The 1877 artwork is, notably, the only Degas piece from the opera that does not include dancers. Instead, it captures a scene of the chorus members singing. As the Ministry of Culture explains, the work itself is a monotype, where the artist makes an image in ink or paint on a metal plate, which is then run through a press, creating a single image. This particular monotype was exhibited at the Impressionist Exhibition of 1877 and made a splash with critics, who noticed its realism and bold layout.

According to the AFP, the work is valued at about $893,000. While the culture minister says the find was a “happy discovery,” Gérald Darmanin, France's minister of customs, was unwilling to say how the discovery was made. The office has been on high alert in recent months, on the lookout for stolen artwork and artifacts across the country. According to the ministry, French customs recovered 10,000 works of art and artifacts in 2016. This year, which the European Union has declared "the European Year of Cultural Heritage," the customs agency is making an extra effort to increase enforcement and prevent the theft and black market sale of cultural objects.
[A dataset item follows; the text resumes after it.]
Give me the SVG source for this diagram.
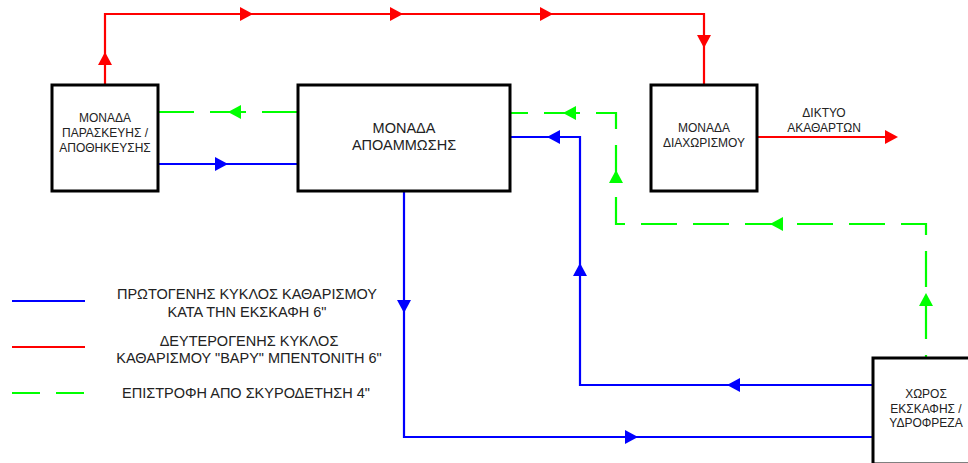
<svg xmlns="http://www.w3.org/2000/svg" xmlns:xlink="http://www.w3.org/1999/xlink" width="968" height="463" viewBox="0 0 968 463">
<style>
  .box { fill: #fff; stroke: #000; stroke-width: 3; }
  .t { font-family: "Liberation Sans", Arial, sans-serif; fill: #222; text-anchor: middle; }
  .s12 { font-size: 12px; }
  .s14 { font-size: 14.5px; }
  .red { fill: none; stroke: #ff0000; stroke-width: 2.2; }
  .blue { fill: none; stroke: #0000ff; stroke-width: 2.2; }
  .green { fill: none; stroke: #00ff00; stroke-width: 2.2; stroke-dasharray: 36 16; }
  .ar { fill: #ff0000; }
  .ab { fill: #0000ff; }
  .ag { fill: #00ff00; }
</style>
<defs>
  <path id="ah" d="M0,0 L-13,-7 L-13,7 Z"/>
</defs>
<rect width="968" height="463" fill="#fff"/>

<g id="connectors">
  <path class="red" d="M105,85 V14 H704 V85"/>
  <path class="red" d="M757,137 H886"/>
  <path class="blue" d="M158,164 H298"/>
  <path class="blue" d="M510,137 H580 V385 H873"/>
  <path class="blue" d="M404,191 V437 H873"/>
  <path class="green" d="M158,112 H298"/>
  <path class="green" style="stroke-dashoffset:18" d="M510,113 H616 V224 H926 V358"/>

  <use xlink:href="#ah" class="ar" transform="translate(105,52) rotate(-90)"/>
  <use xlink:href="#ah" class="ar" transform="translate(253,14)"/>
  <use xlink:href="#ah" class="ar" transform="translate(403,14)"/>
  <use xlink:href="#ah" class="ar" transform="translate(553,14)"/>
  <use xlink:href="#ah" class="ar" transform="translate(704,48) rotate(90)"/>
  <use xlink:href="#ah" class="ar" transform="translate(898,137)"/>

  <use xlink:href="#ah" class="ab" transform="translate(228,164)"/>
  <use xlink:href="#ah" class="ab" transform="translate(547,137) rotate(180)"/>
  <use xlink:href="#ah" class="ab" transform="translate(580,263) rotate(-90)"/>
  <use xlink:href="#ah" class="ab" transform="translate(727,385) rotate(180)"/>
  <use xlink:href="#ah" class="ab" transform="translate(404,313) rotate(90)"/>
  <use xlink:href="#ah" class="ab" transform="translate(638,437)"/>

  <use xlink:href="#ah" class="ag" transform="translate(228,112) rotate(180)"/>
  <use xlink:href="#ah" class="ag" transform="translate(563,113) rotate(180)"/>
  <use xlink:href="#ah" class="ag" transform="translate(616,170) rotate(-90)"/>
  <use xlink:href="#ah" class="ag" transform="translate(770,224) rotate(180)"/>
  <use xlink:href="#ah" class="ag" transform="translate(926,293) rotate(-90)"/>

  <text class="t s12" x="824" y="117">ΔΙΚΤΥΟ</text>
  <text class="t s12" x="824" y="132">ΑΚΑΘΑΡΤΩΝ</text>
</g>

<g id="node-paraskevi">
  <rect class="box" x="52" y="85" width="106" height="106"/>
  <text class="t s12" x="105" y="122">ΜΟΝΑΔΑ</text>
  <text class="t s12" x="105" y="137">ΠΑΡΑΣΚΕΥΗΣ /</text>
  <text class="t s12" x="105" y="152">ΑΠΟΘΗΚΕΥΣΗΣ</text>
</g>

<g id="node-apoammosi">
  <rect class="box" x="298" y="85" width="212" height="106"/>
  <text class="t s14" x="404" y="133">ΜΟΝΑΔΑ</text>
  <text class="t s14" x="404" y="150">ΑΠΟΑΜΜΩΣΗΣ</text>
</g>

<g id="node-diaxorismos">
  <rect class="box" x="651" y="85" width="106" height="106"/>
  <text class="t s12" x="704" y="132">ΜΟΝΑΔΑ</text>
  <text class="t s12" x="704" y="147">ΔΙΑΧΩΡΙΣΜΟΥ</text>
</g>

<g id="node-xoros">
  <rect class="box" x="873" y="358" width="106" height="106"/>
  <text class="t s12" x="926" y="398">ΧΩΡΟΣ</text>
  <text class="t s12" x="926" y="413">ΕΚΣΚΑΦΗΣ /</text>
  <text class="t s12" x="926" y="427">ΥΔΡΟΦΡΕΖΑ</text>
</g>

<g id="legend">
  <line x1="12" y1="301" x2="85" y2="301" stroke="#0000ff" stroke-width="2.2"/>
  <line x1="12" y1="347" x2="85" y2="347" stroke="#ff0000" stroke-width="2.2"/>
  <line x1="12" y1="393" x2="85" y2="393" stroke="#00ff00" stroke-width="2.2" stroke-dasharray="28 16"/>
  <text class="t s14" x="247" y="299">ΠΡΩΤΟΓΕΝΗΣ ΚΥΚΛΟΣ ΚΑΘΑΡΙΣΜΟΥ</text>
  <text class="t s14" x="247" y="317">ΚΑΤΑ ΤΗΝ ΕΚΣΚΑΦΗ 6"</text>
  <text class="t s14" x="249" y="346">ΔΕΥΤΕΡΟΓΕΝΗΣ ΚΥΚΛΟΣ</text>
  <text class="t s14" x="249" y="363">ΚΑΘΑΡΙΣΜΟΥ "ΒΑΡΥ" ΜΠΕΝΤΟΝΙΤΗ 6"</text>
  <text class="t s14" x="246" y="398">ΕΠΙΣΤΡΟΦΗ ΑΠΟ ΣΚΥΡΟΔΕΤΗΣΗ 4"</text>
</g>
</svg>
Looking stateside, the United States, too, is trying to crack down on the art and antiquities market, with the Manhattan D.A. launching a dedicated art unit late last year. The last two decades of instability in Syria and Iraq have led to an increase in looting and the sale of illegal artifacts and in recent decades art crimes have become the third most profitable criminal trade in the world, behind drugs and weapons.